[Your objective]:
Return the whole listing, keeping every character the same.
──────────
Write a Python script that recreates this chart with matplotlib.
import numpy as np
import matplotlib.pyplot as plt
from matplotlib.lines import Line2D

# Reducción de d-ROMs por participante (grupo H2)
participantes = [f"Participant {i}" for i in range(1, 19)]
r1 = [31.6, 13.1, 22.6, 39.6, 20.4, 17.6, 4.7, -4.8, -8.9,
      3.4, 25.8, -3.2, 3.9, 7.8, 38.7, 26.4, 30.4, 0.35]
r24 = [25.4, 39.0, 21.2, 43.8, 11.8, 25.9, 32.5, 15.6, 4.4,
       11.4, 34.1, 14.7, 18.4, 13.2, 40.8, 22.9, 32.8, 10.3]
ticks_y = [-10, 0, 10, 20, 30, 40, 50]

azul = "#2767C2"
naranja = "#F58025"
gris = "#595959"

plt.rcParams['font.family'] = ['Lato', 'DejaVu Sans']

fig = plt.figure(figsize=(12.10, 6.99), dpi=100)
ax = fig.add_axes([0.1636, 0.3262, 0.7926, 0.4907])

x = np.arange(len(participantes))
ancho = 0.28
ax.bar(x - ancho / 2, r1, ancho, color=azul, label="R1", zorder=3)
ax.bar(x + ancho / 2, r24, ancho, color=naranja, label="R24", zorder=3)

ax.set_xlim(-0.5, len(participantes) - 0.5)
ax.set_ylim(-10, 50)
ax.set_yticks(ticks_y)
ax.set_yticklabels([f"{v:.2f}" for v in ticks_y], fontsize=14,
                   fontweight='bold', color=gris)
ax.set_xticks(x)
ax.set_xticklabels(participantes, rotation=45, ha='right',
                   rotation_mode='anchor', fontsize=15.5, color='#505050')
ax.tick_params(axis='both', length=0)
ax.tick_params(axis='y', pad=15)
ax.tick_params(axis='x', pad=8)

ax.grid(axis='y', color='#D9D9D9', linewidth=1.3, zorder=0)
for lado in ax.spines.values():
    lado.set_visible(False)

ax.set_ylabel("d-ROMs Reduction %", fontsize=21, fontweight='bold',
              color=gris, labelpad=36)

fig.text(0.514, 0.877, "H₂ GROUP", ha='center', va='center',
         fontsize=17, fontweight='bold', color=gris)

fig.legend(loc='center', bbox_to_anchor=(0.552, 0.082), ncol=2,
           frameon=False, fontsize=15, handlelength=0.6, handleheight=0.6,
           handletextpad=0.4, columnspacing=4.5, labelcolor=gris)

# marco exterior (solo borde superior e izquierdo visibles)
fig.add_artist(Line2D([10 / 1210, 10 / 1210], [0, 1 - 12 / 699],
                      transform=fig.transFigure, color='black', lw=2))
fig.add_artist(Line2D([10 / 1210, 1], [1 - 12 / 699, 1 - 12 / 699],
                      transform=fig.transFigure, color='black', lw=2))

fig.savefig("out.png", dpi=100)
──────────
[Exercise solution]:
Write a Python script that recreates this chart with matplotlib.
import numpy as np
import matplotlib.pyplot as plt
from matplotlib.lines import Line2D

# Reducción de d-ROMs por participante (grupo H2)
participantes = [f"Participant {i}" for i in range(1, 19)]
r1 = [31.6, 13.1, 22.6, 39.6, 20.4, 17.6, 4.7, -4.8, -8.9,
      3.4, 25.8, -3.2, 3.9, 7.8, 38.7, 26.4, 30.4, 0.35]
r24 = [25.4, 39.0, 21.2, 43.8, 11.8, 25.9, 32.5, 15.6, 4.4,
       11.4, 34.1, 14.7, 18.4, 13.2, 40.8, 22.9, 32.8, 10.3]
ticks_y = [-10, 0, 10, 20, 30, 40, 50]

azul = "#2767C2"
naranja = "#F58025"
gris = "#595959"

plt.rcParams['font.family'] = ['Lato', 'DejaVu Sans']

fig = plt.figure(figsize=(12.10, 6.99), dpi=100)
ax = fig.add_axes([0.1636, 0.3262, 0.7926, 0.4907])

x = np.arange(len(participantes))
ancho = 0.28
ax.bar(x - ancho / 2, r1, ancho, color=azul, label="R1", zorder=3)
ax.bar(x + ancho / 2, r24, ancho, color=naranja, label="R24", zorder=3)

ax.set_xlim(-0.5, len(participantes) - 0.5)
ax.set_ylim(-10, 50)
ax.set_yticks(ticks_y)
ax.set_yticklabels([f"{v:.2f}" for v in ticks_y], fontsize=14,
                   fontweight='bold', color=gris)
ax.set_xticks(x)
ax.set_xticklabels(participantes, rotation=45, ha='right',
                   rotation_mode='anchor', fontsize=15.5, color='#505050')
ax.tick_params(axis='both', length=0)
ax.tick_params(axis='y', pad=15)
ax.tick_params(axis='x', pad=8)

ax.grid(axis='y', color='#D9D9D9', linewidth=1.3, zorder=0)
for lado in ax.spines.values():
    lado.set_visible(False)

ax.set_ylabel("d-ROMs Reduction %", fontsize=21, fontweight='bold',
              color=gris, labelpad=36)

fig.text(0.514, 0.877, "H₂ GROUP", ha='center', va='center',
         fontsize=17, fontweight='bold', color=gris)

fig.legend(loc='center', bbox_to_anchor=(0.552, 0.082), ncol=2,
           frameon=False, fontsize=15, handlelength=0.6, handleheight=0.6,
           handletextpad=0.4, columnspacing=4.5, labelcolor=gris)

# marco exterior (solo borde superior e izquierdo visibles)
fig.add_artist(Line2D([10 / 1210, 10 / 1210], [0, 1 - 12 / 699],
                      transform=fig.transFigure, color='black', lw=2))
fig.add_artist(Line2D([10 / 1210, 1], [1 - 12 / 699, 1 - 12 / 699],
                      transform=fig.transFigure, color='black', lw=2))

fig.savefig("out.png", dpi=100)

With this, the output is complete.